From the Carver Chronicles series , Vol. 5

Combining inviting storytelling with a warm message of friendship and accountability, this entry is a welcome addition to a...

English and Freeman’s Carver Chronicles kids make the acquaintance of a mysterious and self-assured new kid in town. All goes awry when a prized bike goes missing.

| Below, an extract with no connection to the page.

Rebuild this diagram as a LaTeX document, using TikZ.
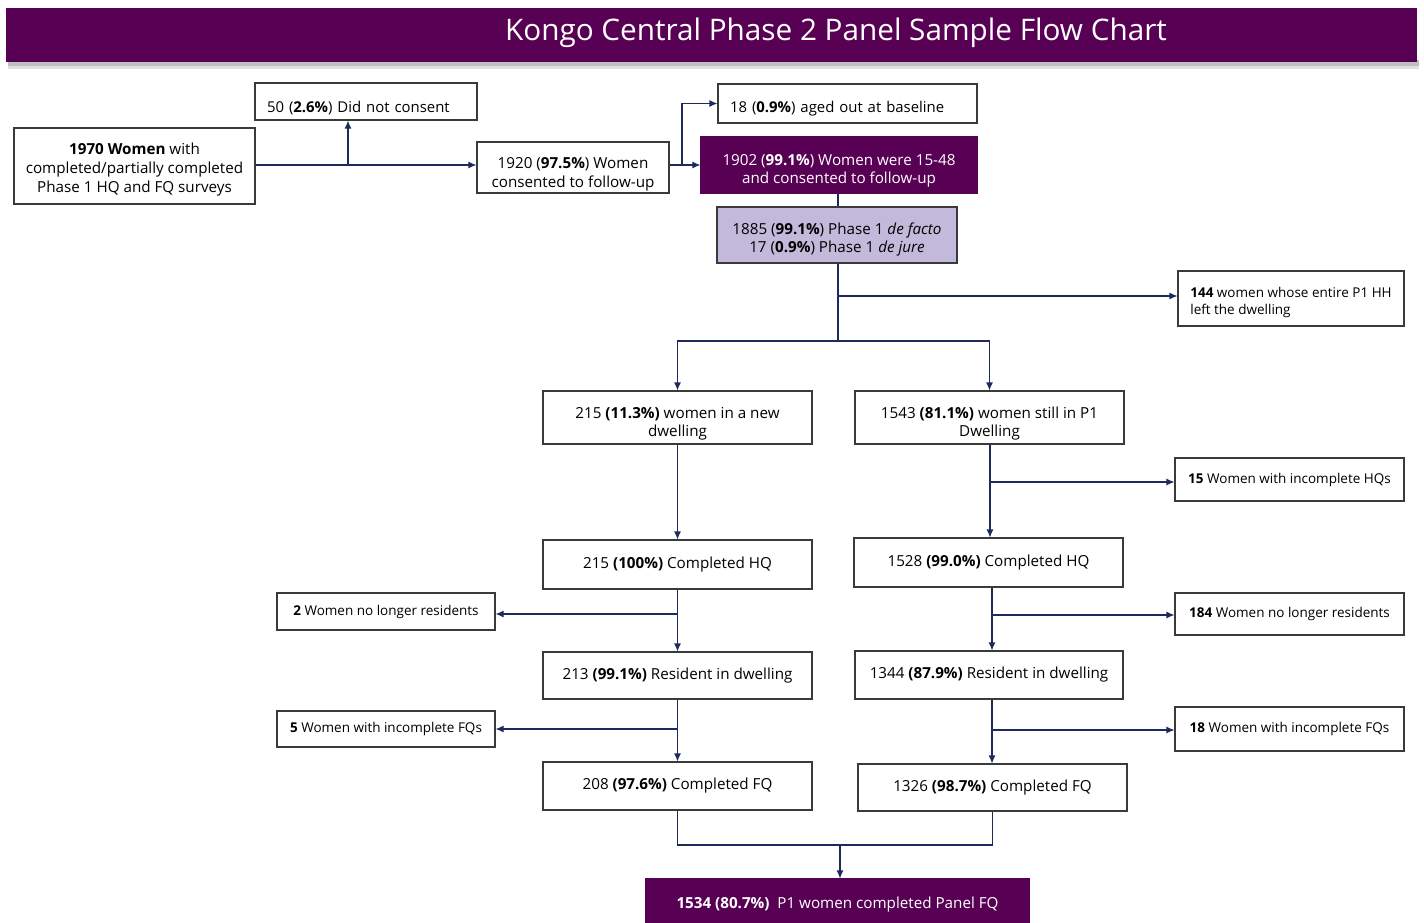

The series has built a strong track record of providing chapter-book readers with great family-oriented stories, and this book is no different. The tales center on the misadventures of the young boys in Ms. Shelby-Ortiz’s diverse class, which now has a new student. Meet African-American Khufu, with a name as big and historic as the stories he likes to tell. Let Khufu tell it, and his time in Room Ten comes after a string of schools; at his most recent “everyone…was a genius.” This “genius school” is just too much for Gavin, the African-American boy whose perspective the third-person narration conveys. The questionable truth of Khufu’s stories becomes an even greater focus once Gavin’s prized blue-and-white bike goes missing from the school bike rack and Khufu arrives with a very similar bike spray-painted orange. Hmm. At home, Great Aunt Myrtle (GAM for short) wisely reminds Gavin to not go making assumptions, but that’s just not enough to please Gavin and his pals. They are planning to do much more than ask the fantastical Khufu about the origins of his new, messily painted bike. But what they don’t know will sure surprise them in the end.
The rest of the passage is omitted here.